Perhaps I missed something, but The Spirit of the Bee Hive confounded me. A story about Anna, a young girl living in a village in Spain, who sees a Frankenstein film and gets obsessed with figuring out why Frankenstein killed a girl who had tried to play with him. She asks her older sister, who’s probably 7 or 8 years old, and gets a fanciful response which sends her on a mission to find Frankenstein in a local field.
Because I don’t know much about Spanish history and couldn’t understand the context a lot of the film was beyond me. Moreover, the family was so alienated. The parents spent little time with each other or with their children. There were some touching scenes, but as a whole the parents seemed distant and lived in their own heads. The kids were allowed to wander wherever including along and on railroad tracks. They’d put their ears to the tracks to determine if a train was approaching. That made me tense, but on the suspense scale, I wanted something more.
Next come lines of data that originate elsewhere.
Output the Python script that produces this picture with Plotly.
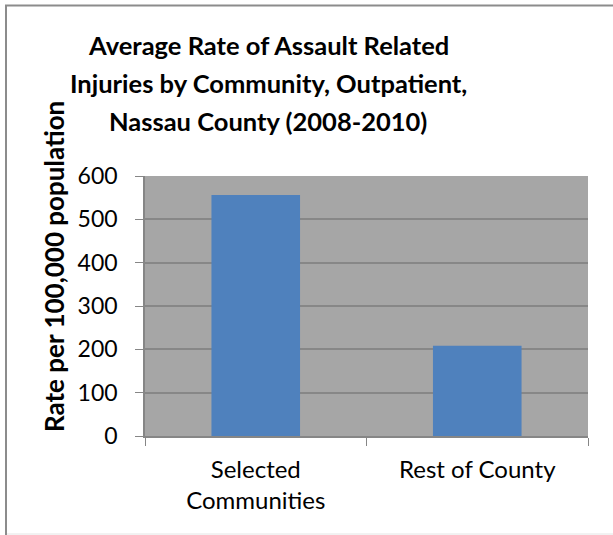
import plotly.graph_objects as go

categories = ["Selected<br>Communities", "Rest of County"]
rates = [556, 208]
y_ticks = [0, 100, 200, 300, 400, 500, 600]
title_lines = ["Average Rate of Assault Related",
               "Injuries by Community, Outpatient,",
               "Nassau County (2008-2010)"]
y_title = "Rate per 100,000 population"

W, H = 613, 535
L, R, T, B = 145, 25, 176, 99
pw, ph = W - L - R, H - T - B

def px_x(x):
    return (x - L) / pw

def px_y(y):
    return (H - B - y) / ph

FONT = "Lato"

fig = go.Figure(go.Bar(
    x=categories, y=rates,
    marker=dict(color="#4F81BD", line=dict(width=0)),
    width=0.4,
))

annotations = []
for line, yc in zip(title_lines, [45, 83, 121]):
    annotations.append(dict(
        text=line, xref="paper", yref="paper", x=px_x(268), y=px_y(yc),
        xanchor="center", yanchor="middle", showarrow=False,
        font=dict(family=FONT, size=25.5, color="black", weight="bold"),
    ))
annotations.append(dict(
    text=y_title, xref="paper", yref="paper", x=px_x(54), y=px_y(267),
    xanchor="center", yanchor="middle", showarrow=False, textangle=-90,
    font=dict(family=FONT, size=26, color="black", weight="bold"),
))

shapes = [
    dict(type="line", xref="paper", yref="paper", x0=px_x(5), x1=px_x(613),
         y0=px_y(5.5), y1=px_y(5.5), line=dict(color="#8C8C8C", width=2)),
    dict(type="line", xref="paper", yref="paper", x0=px_x(6), x1=px_x(6),
         y0=px_y(5), y1=px_y(535), line=dict(color="#8C8C8C", width=2)),
    dict(type="line", xref="paper", yref="paper", x0=px_x(7), x1=px_x(613),
         y0=px_y(534), y1=px_y(534), line=dict(color="#E4E4E4", width=1)),
]

fig.update_layout(
    width=W, height=H,
    margin=dict(l=L, r=R, t=T, b=B, pad=0),
    paper_bgcolor="white",
    plot_bgcolor="#A6A6A6",
    showlegend=False,
    annotations=annotations,
    shapes=shapes,
    font=dict(family=FONT, size=23, color="black"),
)
fig.update_xaxes(
    showline=True, linecolor="#868686", linewidth=1.5,
    ticks="outside", tickson="boundaries", ticklen=8, tickcolor="#868686",
    tickfont=dict(family=FONT, size=24, color="black"),
    ticklabelstandoff=11,
    showgrid=False,
)
fig.update_yaxes(
    range=[0, 600], tickvals=y_ticks, ticktext=[str(v) for v in y_ticks],
    showline=True, linecolor="#868686", linewidth=1.5,
    ticks="outside", ticklen=8, tickcolor="#868686",
    tickfont=dict(family=FONT, size=23, color="black"),
    ticklabelstandoff=13,
    showgrid=True, gridcolor="#878787", gridwidth=1.5,
    zeroline=False,
)

fig.write_html("out.html", config={"displayModeBar": False},
               post_script="document.body.style.margin='0';")
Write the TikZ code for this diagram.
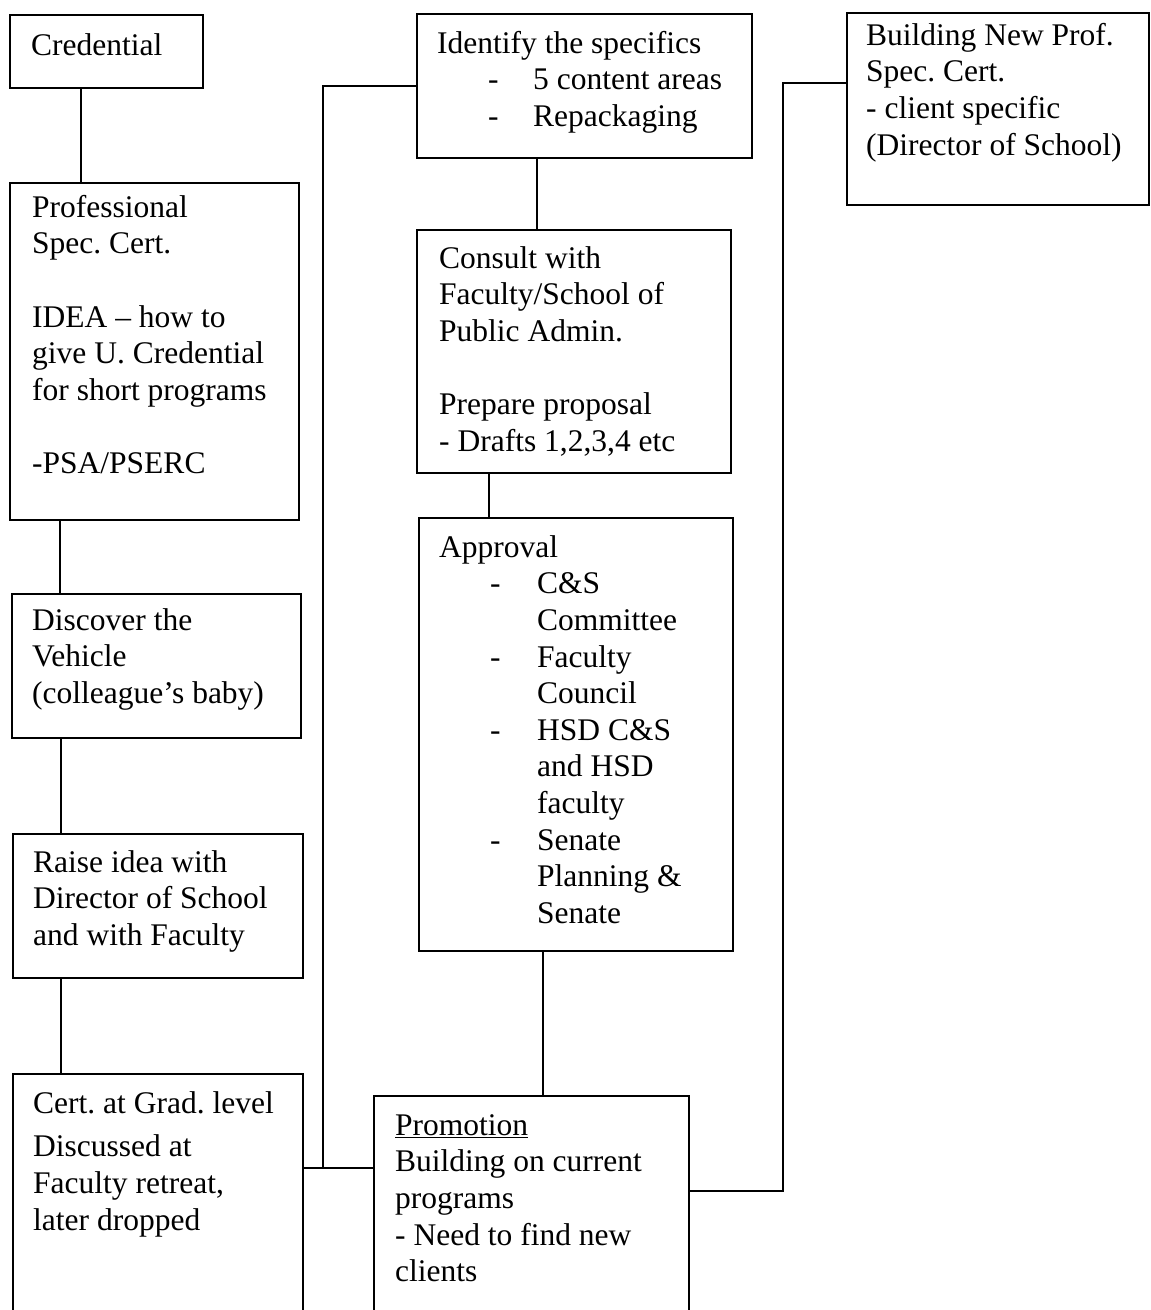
\documentclass[tikz,border=0pt]{standalone}
\usepackage{fontspec}
\setmainfont{Liberation Serif}
\frenchspacing
\newcommand\lblstrut{\rule{0pt}{26pt}}
% list item with a dash: indent, dash, then the item text
\newcommand\dashitem[2]{\hspace*{51pt}\makebox[#1][l]{-}#2}
\newcommand\contitem[1]{\hspace*{#1}}
\begin{document}
\begin{tikzpicture}[x=1pt,y=-1pt,
  box/.style={draw, line width=1.8pt, anchor=north west, inner sep=0pt},
  lbl/.style={anchor=north west, inner sep=0pt, align=left,
              font=\fontsize{31.5}{36.6}\selectfont},
  conn/.style={draw, line width=1.5pt}]
\useasboundingbox (0,0) rectangle (1151,1310);
\clip (0,0) rectangle (1151,1310);

% ---- left column ----
\node[box, minimum width=193pt, minimum height=73pt]  (cred)    at (9,14)   {};
\node[box, minimum width=289pt, minimum height=337pt] (prof)    at (9,182)  {};
\node[box, minimum width=289pt, minimum height=144pt] (disc)    at (11,593) {};
\node[box, minimum width=290pt, minimum height=144pt] (raise)   at (12,833) {};
\node[box, minimum width=290pt, minimum height=270pt] (cert)    at (12,1073) {};

% ---- middle column ----
\node[box, minimum width=335pt, minimum height=144pt] (ident)   at (416,13)  {};
\node[box, minimum width=314pt, minimum height=243pt] (consult) at (416,229) {};
\node[box, minimum width=314pt, minimum height=433pt] (approv)  at (418,517) {};
\node[box, minimum width=315pt, minimum height=250pt] (promo)   at (373,1095) {};

% ---- right column ----
\node[box, minimum width=302pt, minimum height=192pt] (build)   at (846,12) {};

% ---- texts ----
\node[lbl] (cred-t) at (31,29) {\lblstrut Credential};
\node[lbl] (prof-t) at (32,191) {\lblstrut Professional\\Spec. Cert.\\[36.6pt]IDEA – how to\\give U. Credential\\for short programs\\[36.6pt]-PSA/PSERC};
\node[lbl] (disc-t) at (32,604) {\lblstrut Discover the\\Vehicle\\(colleague’s baby)};
\node[lbl] (raise-t) at (33,846) {\lblstrut Raise idea with\\Director of School\\and with Faculty};
\node[lbl] (cert-t) at (33,1087) {\lblstrut Cert. at Grad. level\\[7pt]Discussed at\\Faculty retreat,\\later dropped};

\node[lbl] (ident-t) at (437,27) {\lblstrut Identify the specifics\\\dashitem{45pt}{5 content areas}\\\dashitem{45pt}{Repackaging}};
\node[lbl] (consult-t) at (439,242) {\lblstrut Consult with\\Faculty/School of\\Public Admin.\\[36.6pt]Prepare proposal\\- Drafts 1,2,3,4 etc};
\node[lbl] (approv-t) at (439,531) {\lblstrut Approval\\\dashitem{47pt}{C\&S}\\\contitem{98pt}Committee\\\dashitem{47pt}{Faculty}\\\contitem{98pt}Council\\\dashitem{47pt}{HSD C\&S}\\\contitem{98pt}and HSD\\\contitem{98pt}faculty\\\dashitem{47pt}{Senate}\\\contitem{98pt}Planning \&\\\contitem{98pt}Senate};
\node[lbl] (promo-t) at (395,1109) {\lblstrut \underline{Promotion}\\Building on current\\programs\\- Need to find new\\clients};

\node[lbl] (build-t) at (866,19) {\lblstrut Building New Prof.\\Spec. Cert.\\- client specific\\(Director of School)};

% ---- connector positions ----
\coordinate (xa) at (81,0);
\coordinate (xb) at (60,0);
\coordinate (xc) at (61,0);
\coordinate (xd) at (537,0);
\coordinate (xe) at (489,0);
\coordinate (xf) at (543,0);
\coordinate (xv) at (323,0);
\coordinate (xw) at (783,0);
\coordinate (ya) at (0,86);
\coordinate (yb) at (0,1168);
\coordinate (yc) at (0,1191);
\coordinate (yd) at (0,83);

% ---- connectors ----
\draw[conn] (xa |- cred.south) -- (xa |- prof.north);
\draw[conn] (xb |- prof.south) -- (xb |- disc.north);
\draw[conn] (xc |- disc.south) -- (xc |- raise.north);
\draw[conn] (xc |- raise.south) -- (xc |- cert.north);
\draw[conn] (xd |- ident.south) -- (xd |- consult.north);
\draw[conn] (xe |- consult.south) -- (xe |- approv.north);
\draw[conn] (xf |- approv.south) -- (xf |- promo.north);
\draw[conn] (ident.west |- ya) -- (xv |- ya) -- (xv |- yb);
\draw[conn] (cert.east |- yb) -- (promo.west |- yb);
\draw[conn] (promo.east |- yc) -- (xw |- yc) -- (xw |- yd) -- (build.west |- yd);
\end{tikzpicture}
\end{document}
At one point a man who’s been shot jumps off the train and makes his way to the abandoned barn in the desolate field where Ana seeks her Frankenstein. We never learn his story. Ana innocently cares for him and brings him food and tends as best she can to his wound. He never says much. One day after she leaves him some food and starts for home gunfire takes the man out. We never learn the source of the bullets. Since Ana’s given the victim her father’s jacket with his watch in the pocket, her father is questioned by police. We never hear what’s said and never does the father talk to Ana about her actions. So much is left to the imagination and without understanding of Spanish modern history and its impact on the culture, I couldn’t appreciate this film.
The father was a beekeeper and scholar and there’s plenty of bee hive patterns, like the windows shown above. Still I really never got the significance of the title. I was going to watch some of the extras on Disc 2, but I figured I didn’t want to spend the time digging deeper in the hope of possibly understanding an opaque film.
Ana is blessed with the most beautiful, arresting eyes and they’re well photographed. Her sister is pretty as well. Seeing how they’re captured on film was the best part of this movie. For the most part, the emotionally distant characters left me cold.